The premise is interesting: what if someone was to travel back in time and not only stop the Kennedy assassination, but also convince JFK to stop screwing around behind his wife's back, stop Vietnam from happening, show RFK how to bring down J. Edgar Hoover (played by the ever-odd Larry Drake), and make the space race with the Soviets into a space partnership. Pretty cool, huh?
Well, perhaps in the hands of competent filmmakers, yes. But the folks who made this movie didn't have a lot of talent or vision, and they clearly didn't have a lot of money either. (And what they had appears to have been completely blown on a useless, phoned-in 2-scene cameo by Bruce Campbell playing some low-rent Oliver Stone-type. But Bruce did bring the film it's only humor, so he gets points for that.)
I'm not sure what bothered me more about the film - the horribly weak script (with no ending at all) or the awful acting from most of the cast (oh lord, the woman playing Jackie was dreadful!) I give a pass to the following people: Victor Slezak as JFK, who did the most he could with the crap he was given, Barry Corbin in a 5-second cameo as Lyndon Johnson, and Ralph "The Waltons" Waite as the Time Traveler, who was actually touching, despite having little of depth to say to move the film forward.

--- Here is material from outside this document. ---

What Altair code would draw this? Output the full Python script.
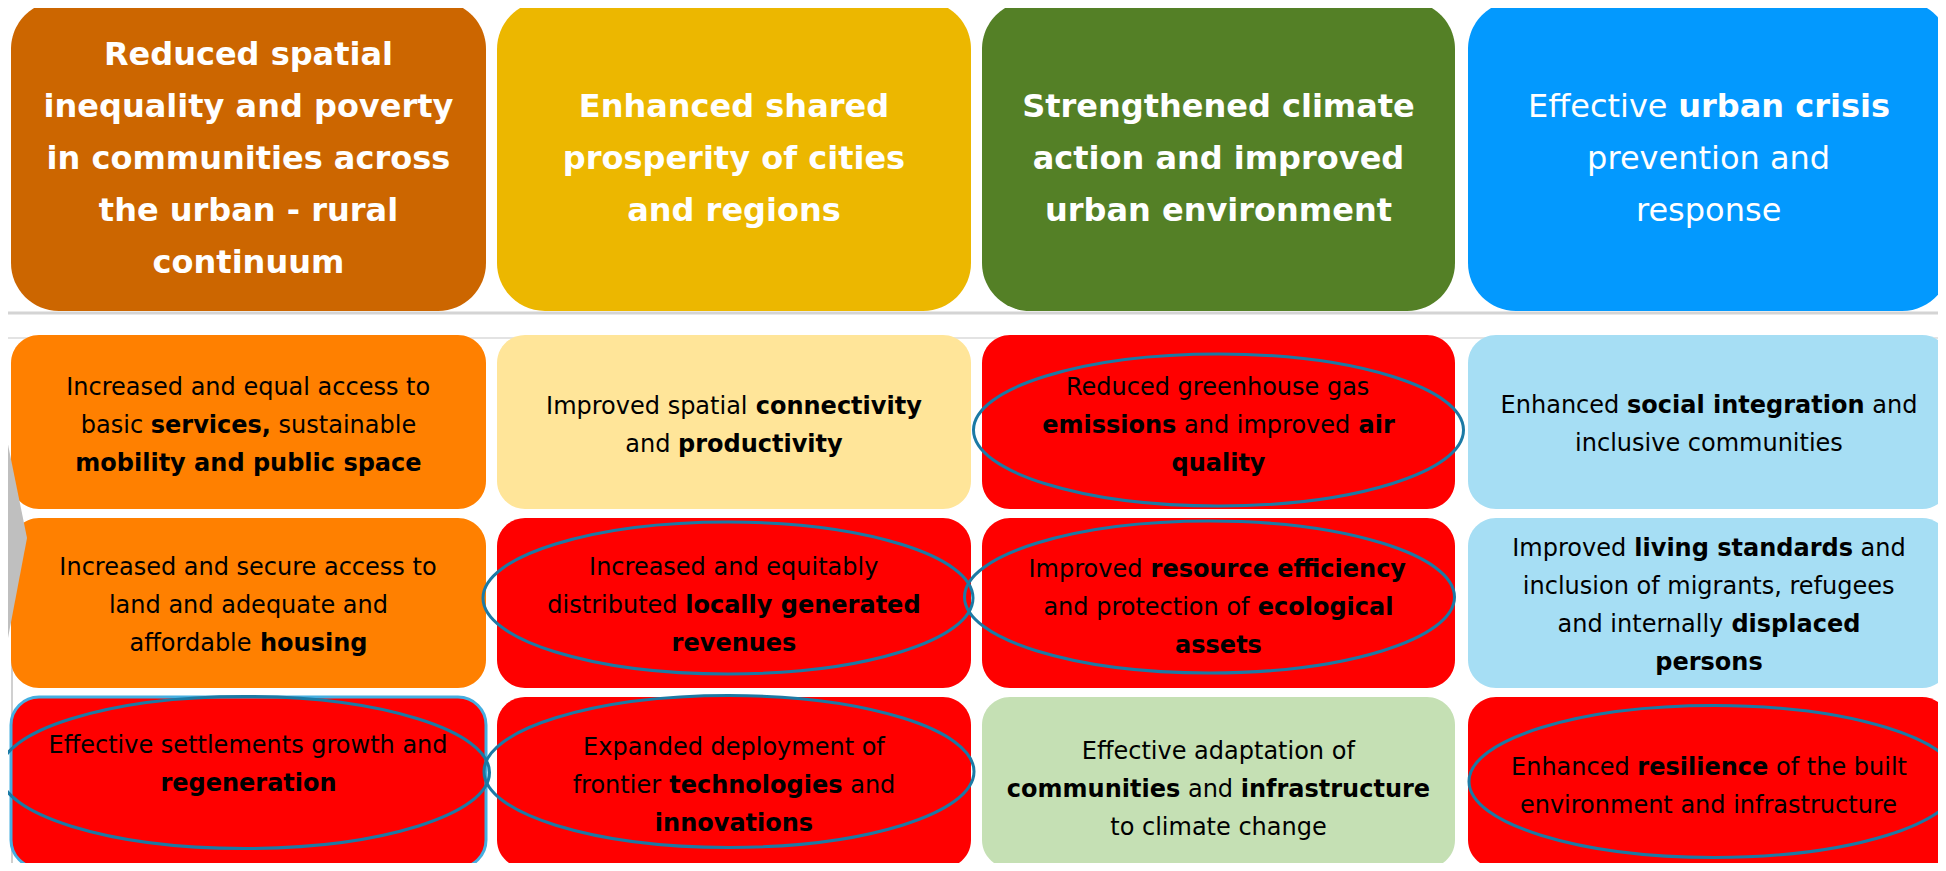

I think one of the things I found most annoying was the central premise that the Time Traveler really only came back to change things because he had a childhood crush on Jackie, not because he wanted to save JFK. All he wants from the Kennedys for saving their collective asses is to dance with Jackie. Which he does, in this Texas hotel room, at 12:30 on November 22, 1963, with JFK and RFK sitting on the sofa two feet away. Dancing in his space/time travel suit, with Jackie in her pink one. I found it creepy.
I dunno. I think this film's concept had promise, but it needed a script doctor (and more cash) in a big, ugly way - the cuts between the past and the future were awkward and hard to follow. The actual lines spoken? Oh man, I might as well be honest here. The whole damn thing sounded like it was written by someone who's usual genre is soft core porn for Showtime or Skinamax. (Especially when we needlessly see Marilyn Monroe's funbags for a few seconds. Poor Norma Jean...)
The weird thing is that there was no crisis of any sort in the new future - the Kennedys had brought about a colony on the moon, there was no Vietnam, and everything was hunky dory. Maybe that's because, in this vision of the world, there was no Teddy. (I'm just guessin' there...) But, seriously - just keeping JFK alive makes the world a beautiful tomorrow? New Frontier, sure. Shangri-la? Awww, c'mon people, get real!
Next up from Netflix: a poet/philosopher goes back in time to remember his youth inspired by Kurt Cobain. Let the sucking commence!